[WHAT TO PRODUCE]:
Output the lines from the top of the entries below to the line with "8.74, 8.85, 8.82]", both included, exactly and without pictures.

[DATA SHOWN]:
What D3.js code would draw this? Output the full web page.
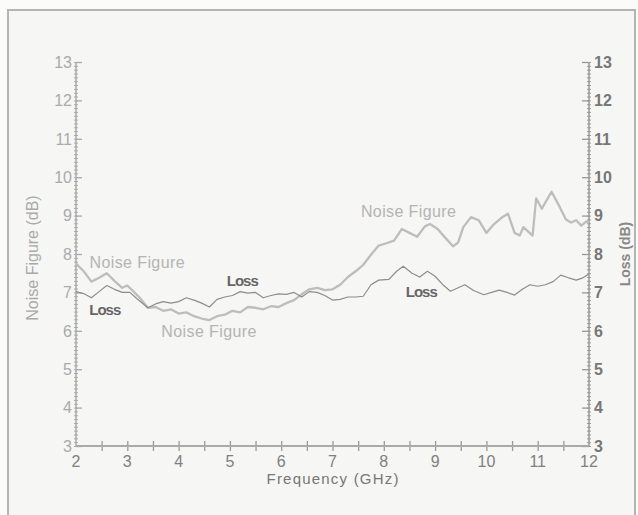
<!DOCTYPE html>
<html>
<head>
<meta charset="utf-8">
<script src="https://cdn.jsdelivr.net/npm/d3@7"></script>
<style>
  body { margin: 0; background: #fbfbfa; }
  svg { display: block; font-family: "Liberation Sans", Arial, sans-serif; }
</style>
</head>
<body>
<div class="chart"></div>
<script>
// frequency (GHz) / noise figure (dB)
var nfFreq = [2.0, 2.15, 2.3, 2.45, 2.6, 2.75, 2.9, 3.0, 3.1, 3.25, 3.4, 3.55, 3.7, 3.85, 4.0, 4.15, 4.3, 4.45, 4.6, 4.75,
  4.9, 5.05, 5.2, 5.35, 5.5, 5.65, 5.8, 5.95, 6.1, 6.25, 6.4, 6.55, 6.7, 6.85, 7.0, 7.15, 7.3, 7.45, 7.6, 7.75,
  7.9, 8.05, 8.2, 8.35, 8.5, 8.65, 8.8, 8.9, 9.05, 9.2, 9.35, 9.45, 9.55, 9.7, 9.85, 10.0, 10.15, 10.3, 10.42, 10.55,
  10.65, 10.72, 10.8, 10.9, 10.97, 11.08, 11.27, 11.4, 11.55, 11.65, 11.75, 11.85, 11.95, 12.0]
var noiseFigure = [7.75, 7.55, 7.28, 7.38, 7.5, 7.3, 7.12, 7.18, 7.05, 6.85, 6.6, 6.62, 6.52, 6.56, 6.45, 6.48, 6.38, 6.32, 6.28, 6.38,
  6.42, 6.52, 6.48, 6.62, 6.6, 6.56, 6.64, 6.62, 6.72, 6.8, 6.95, 7.08, 7.12, 7.06, 7.08, 7.2, 7.4, 7.55, 7.72, 7.98,
  8.22, 8.28, 8.35, 8.65, 8.55, 8.45, 8.72, 8.78, 8.65, 8.42, 8.2, 8.3, 8.7, 8.96, 8.88, 8.55, 8.78, 8.95, 9.05, 8.55,
  8.48, 8.7, 8.6, 8.48, 9.45, 9.18, 9.62, 9.3, 8.9, 8.82, 8.88, 8.74, 8.85, 8.82]

// frequency (GHz) / loss (dB)
var lossFreq = [2.0, 2.15, 2.3, 2.45, 2.6, 2.75, 2.9, 3.05, 3.2, 3.4, 3.55, 3.7, 3.85, 4.0, 4.15, 4.3, 4.45, 4.6, 4.75, 4.9,
  5.05, 5.2, 5.35, 5.5, 5.65, 5.8, 5.95, 6.1, 6.25, 6.4, 6.55, 6.7, 6.85, 7.0, 7.15, 7.3, 7.45, 7.6, 7.75, 7.9,
  8.1, 8.25, 8.38, 8.55, 8.7, 8.85, 9.0, 9.15, 9.3, 9.45, 9.58, 9.75, 9.95, 10.1, 10.25, 10.4, 10.55, 10.7, 10.85, 11.0,
  11.15, 11.3, 11.45, 11.6, 11.75, 11.88, 12.0]
var loss = [7.02, 6.97, 6.86, 7.02, 7.18, 7.08, 7.0, 7.0, 6.82, 6.6, 6.7, 6.76, 6.72, 6.76, 6.86, 6.8, 6.72, 6.62, 6.82, 6.88,
  6.92, 7.02, 6.98, 7.0, 6.86, 6.92, 6.96, 6.95, 7.0, 6.88, 7.02, 7.0, 6.92, 6.8, 6.82, 6.88, 6.88, 6.9, 7.2, 7.32,
  7.34, 7.55, 7.68, 7.5, 7.4, 7.55, 7.42, 7.2, 7.03, 7.12, 7.2, 7.05, 6.94, 7.0, 7.06, 7.0, 6.93, 7.08, 7.2, 7.16,
  7.2, 7.28, 7.45, 7.38, 7.32, 7.38, 7.48]

var xTicks = [2, 3, 4, 5, 6, 7, 8, 9, 10, 11, 12]
var yTicks = [3, 4, 5, 6, 7, 8, 9, 10, 11, 12, 13]

// curve labels, anchored at (GHz, dB) of their centre
var labelText = ["Noise Figure", "Loss", "Noise Figure", "Loss", "Noise Figure", "Loss"]
var labelSeries = ["nf", "loss", "nf", "loss", "nf", "loss"]
var labelFreq = [3.19, 2.57, 4.59, 5.25, 8.48, 8.74]
var labelDb = [7.79, 6.56, 5.99, 7.31, 9.11, 7.03]

var W = 638, H = 515
var margin = { left: 76, right: 589, top: 62, bottom: 446 }

var svg = d3.select(".chart").append("svg")
    .attr("width", W)
    .attr("height", H)

// scanned page frame
svg.append("rect").attr("width", W).attr("height", H).attr("fill", "#fbfbfa")
svg.append("rect")
    .attr("x", 8).attr("y", 10).attr("width", 627).attr("height", 520)
    .attr("fill", "#f6f6f4")
    .attr("stroke", "#b4b4b2").attr("stroke-width", 2)

var x = d3.scaleLinear().domain([2, 12]).range([margin.left, margin.right])
var yL = d3.scaleLinear().domain([3, 13]).range([margin.bottom, margin.top])
var yR = d3.scaleLinear().domain([3, 13]).range([margin.bottom, margin.top])

// left axis
var gl = svg.append("g").attr("transform", "translate(" + margin.left + ",0)")
gl.call(d3.axisRight(yL).tickValues(d3.range(3, 13.01, 0.1)).tickSize(2).tickFormat(""))
gl.selectAll(".tick line").attr("x1", -2).attr("stroke", "#aaa")
gl.append("g").call(d3.axisRight(yL).tickValues(yTicks).tickSize(6).tickFormat(""))
    .selectAll(".tick line").attr("stroke", "#aaa").attr("stroke-width", 1.3)
gl.selectAll(".domain").remove()
gl.append("line").attr("y1", margin.top).attr("y2", margin.bottom).attr("stroke", "#aaa").attr("stroke-width", 1.5)
gl.selectAll(".ylab").data(yTicks).enter().append("text")
    .attr("class", "ylab")
    .attr("x", -4).attr("y", function(d) { return yL(d) })
    .attr("dy", "0.36em").attr("text-anchor", "end")
    .attr("font-size", 16).attr("fill", "#aaa")
    .text(function(d) { return d })

// right axis
var gr = svg.append("g").attr("transform", "translate(" + margin.right + ",0)")
gr.call(d3.axisLeft(yR).tickValues(d3.range(3, 13.01, 0.1)).tickSize(2).tickFormat(""))
gr.selectAll(".tick line").attr("x1", 2).attr("stroke", "#999")
gr.append("g").call(d3.axisLeft(yR).tickValues(yTicks).tickSize(7).tickFormat(""))
    .selectAll(".tick line").attr("stroke", "#999").attr("stroke-width", 1.3)
gr.selectAll(".domain").remove()
gr.append("line").attr("y1", margin.top).attr("y2", margin.bottom).attr("stroke", "#999").attr("stroke-width", 1.5)
gr.selectAll(".ylab").data(yTicks).enter().append("text")
    .attr("class", "ylab")
    .attr("x", 5).attr("y", function(d) { return yR(d) })
    .attr("dy", "0.36em").attr("text-anchor", "start")
    .attr("font-size", 16).attr("font-weight", "bold").attr("fill", "#777")
    .text(function(d) { return d })

// bottom axis
var gb = svg.append("g").attr("transform", "translate(0," + margin.bottom + ")")
gb.call(d3.axisBottom(x).tickValues(d3.range(2.5, 12, 0.5)).tickSize(5).tickFormat(""))
gb.selectAll(".tick line").attr("y1", -5).attr("stroke", "#999").attr("stroke-width", 1.3)
gb.selectAll(".domain").remove()
gb.append("line").attr("x1", margin.left).attr("x2", margin.right).attr("stroke", "#aaa").attr("stroke-width", 2.2)
gb.selectAll(".xlab").data(xTicks).enter().append("text")
    .attr("x", function(d) { return x(d) }).attr("y", 21)
    .attr("text-anchor", "middle")
    .attr("font-size", 16).attr("fill", "#808080")
    .text(function(d) { return d })

// axis titles
svg.append("text")
    .attr("x", x(7)).attr("y", 484)
    .attr("text-anchor", "middle")
    .attr("font-size", 15).attr("fill", "#777")
    .attr("textLength", 132)
    .text("Frequency (GHz)")

svg.append("text")
    .attr("transform", "translate(38," + 258 + ") rotate(-90)")
    .attr("text-anchor", "middle")
    .attr("font-size", 16).attr("fill", "#aaa")
    .text("Noise Figure (dB)")

svg.append("text")
    .attr("transform", "translate(630," + 254 + ") rotate(-90)")
    .attr("text-anchor", "middle")
    .attr("font-size", 14).attr("font-weight", "bold").attr("fill", "#888")
    .text("Loss (dB)")

// curves
var nfLine = d3.line()
    .x(function(d, i) { return x(nfFreq[i]) })
    .y(function(d) { return yL(d) })
var lossLine = d3.line()
    .x(function(d, i) { return x(lossFreq[i]) })
    .y(function(d) { return yR(d) })

svg.append("path")
    .datum(noiseFigure)
    .attr("d", nfLine)
    .attr("fill", "none").attr("stroke", "#bdbdbb")
    .attr("stroke-width", 2.3).attr("stroke-linejoin", "round")

svg.append("path")
    .datum(loss)
    .attr("d", lossLine)
    .attr("fill", "none").attr("stroke", "#8d8d8b")
    .attr("stroke-width", 1.2).attr("stroke-linejoin", "round")

// curve labels
svg.selectAll(".curve-label")
    .data(labelText).enter().append("text")
    .attr("class", "curve-label")
    .attr("x", function(d, i) { return x(labelFreq[i]) })
    .attr("y", function(d, i) { return yL(labelDb[i]) })
    .attr("dy", "0.36em")
    .attr("text-anchor", "middle")
    .attr("font-size", function(d, i) { return labelSeries[i] == "nf" ? 16 : 15 })
    .attr("font-weight", function(d, i) { return labelSeries[i] == "nf" ? "normal" : "bold" })
    .attr("fill", function(d, i) { return labelSeries[i] == "nf" ? "#b4b4b2" : "#666" })
    .attr("textLength", function(d, i) { return labelSeries[i] == "nf" ? 95 : 32 })
    .text(function(d) { return d })
</script>
</body>
</html>
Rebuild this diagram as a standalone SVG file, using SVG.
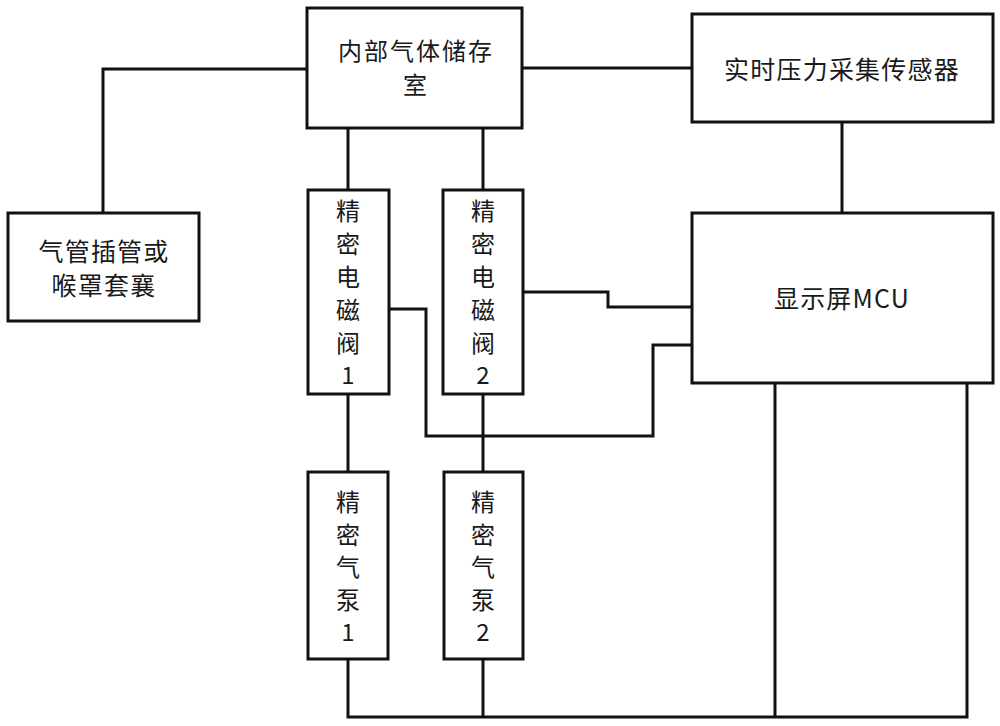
<svg xmlns="http://www.w3.org/2000/svg" width="1000" height="726" viewBox="0 0 1000 726">
<style>
.box{fill:#fff;stroke:#111;stroke-width:3}
.ln{fill:none;stroke:#111;stroke-width:3;stroke-linejoin:miter}
text{font-family:"Noto Sans CJK SC","Noto Sans",sans-serif;font-size:24px;fill:#1a1a1a;text-anchor:middle}
.h{font-size:25px;letter-spacing:1.2px}
.s{font-size:24px;letter-spacing:2px}
</style>
<rect width="1000" height="726" fill="#fff"/>
<g id="connectors">
<polyline class="ln" points="307,69 103,69 103,213"/>
<line class="ln" x1="522" y1="68" x2="692" y2="68"/>
<line class="ln" x1="842" y1="122" x2="842" y2="213"/>
<line class="ln" x1="348" y1="128" x2="348" y2="190"/>
<line class="ln" x1="483" y1="128" x2="483" y2="190"/>
<line class="ln" x1="348" y1="394" x2="348" y2="472"/>
<line class="ln" x1="483" y1="394" x2="483" y2="472"/>
<polyline class="ln" points="389,309 426,309 426,436 653,436 653,345 692,345"/>
<polyline class="ln" points="523,292 608,292 608,307 692,307"/>
<polyline class="ln" points="348,659 348,717 967,717 967,383"/>
<line class="ln" x1="483" y1="659" x2="483" y2="717"/>
<line class="ln" x1="775" y1="383" x2="775" y2="717"/>
</g>
<g id="storage">
<rect class="box" x="307" y="8" width="215" height="120"/>
<text class="s" x="416" y="60">内部气体储存</text>
<text class="s" x="416" y="94">室</text>
</g>
<g id="sensor">
<rect class="box" x="692" y="14" width="301" height="108"/>
<text class="h" x="842" y="79">实时压力采集传感器</text>
</g>
<g id="airway">
<rect class="box" x="8" y="213" width="191" height="108"/>
<text class="h" x="104" y="261">气管插管或</text>
<text class="h" x="104" y="295">喉罩套襄</text>
</g>
<g id="valve1">
<rect class="box" x="308" y="190" width="81" height="204"/>
<text x="348" y="220">精</text>
<text x="348" y="253">密</text>
<text x="348" y="286">电</text>
<text x="348" y="319">磁</text>
<text x="348" y="352">阀</text>
<text x="348" y="384">1</text>
</g>
<g id="valve2">
<rect class="box" x="443" y="190" width="80" height="204"/>
<text x="483" y="220">精</text>
<text x="483" y="253">密</text>
<text x="483" y="286">电</text>
<text x="483" y="319">磁</text>
<text x="483" y="352">阀</text>
<text x="483" y="384">2</text>
</g>
<g id="pump1">
<rect class="box" x="308" y="472" width="80" height="187"/>
<text x="348" y="511">精</text>
<text x="348" y="544">密</text>
<text x="348" y="576">气</text>
<text x="348" y="609">泵</text>
<text x="348" y="641">1</text>
</g>
<g id="pump2">
<rect class="box" x="444" y="472" width="79" height="187"/>
<text x="483" y="511">精</text>
<text x="483" y="544">密</text>
<text x="483" y="576">气</text>
<text x="483" y="609">泵</text>
<text x="483" y="641">2</text>
</g>
<g id="mcu">
<rect class="box" x="692" y="213" width="301" height="170"/>
<text class="h" x="842" y="308">显示屏MCU</text>
</g>
</svg>
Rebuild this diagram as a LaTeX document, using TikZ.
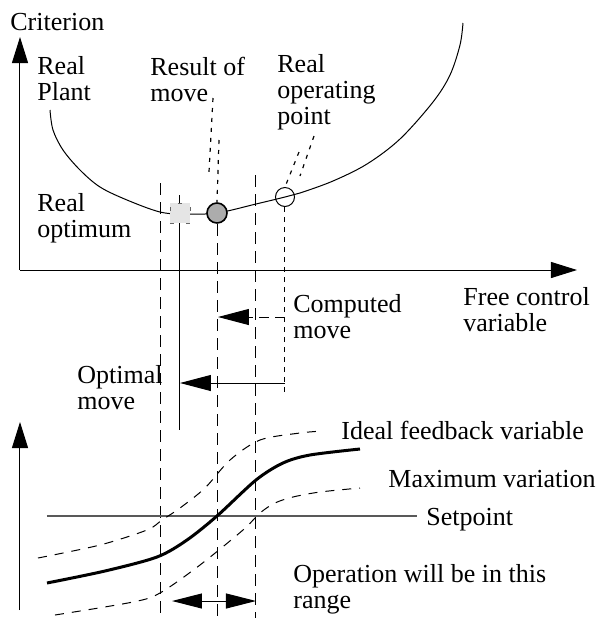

[RESULT OF THIS TASK]:
What D3.js code would draw this? Output the full web page.
<!DOCTYPE html>
<html>
<head>
<meta charset="utf-8">
<script src="https://cdn.jsdelivr.net/npm/d3@7"></script>
<style>
  body { margin: 0; background: #fbfbfa; }
  svg { display: block; font-family: "Liberation Sans", Arial, sans-serif; }
</style>
</head>
<body>
<div class="chart"></div>
<script>
// frequency (GHz) / noise figure (dB)
var nfFreq = [2.0, 2.15, 2.3, 2.45, 2.6, 2.75, 2.9, 3.0, 3.1, 3.25, 3.4, 3.55, 3.7, 3.85, 4.0, 4.15, 4.3, 4.45, 4.6, 4.75,
  4.9, 5.05, 5.2, 5.35, 5.5, 5.65, 5.8, 5.95, 6.1, 6.25, 6.4, 6.55, 6.7, 6.85, 7.0, 7.15, 7.3, 7.45, 7.6, 7.75,
  7.9, 8.05, 8.2, 8.35, 8.5, 8.65, 8.8, 8.9, 9.05, 9.2, 9.35, 9.45, 9.55, 9.7, 9.85, 10.0, 10.15, 10.3, 10.42, 10.55,
  10.65, 10.72, 10.8, 10.9, 10.97, 11.08, 11.27, 11.4, 11.55, 11.65, 11.75, 11.85, 11.95, 12.0]
var noiseFigure = [7.75, 7.55, 7.28, 7.38, 7.5, 7.3, 7.12, 7.18, 7.05, 6.85, 6.6, 6.62, 6.52, 6.56, 6.45, 6.48, 6.38, 6.32, 6.28, 6.38,
  6.42, 6.52, 6.48, 6.62, 6.6, 6.56, 6.64, 6.62, 6.72, 6.8, 6.95, 7.08, 7.12, 7.06, 7.08, 7.2, 7.4, 7.55, 7.72, 7.98,
  8.22, 8.28, 8.35, 8.65, 8.55, 8.45, 8.72, 8.78, 8.65, 8.42, 8.2, 8.3, 8.7, 8.96, 8.88, 8.55, 8.78, 8.95, 9.05, 8.55,
  8.48, 8.7, 8.6, 8.48, 9.45, 9.18, 9.62, 9.3, 8.9, 8.82, 8.88, 8.74, 8.85, 8.82]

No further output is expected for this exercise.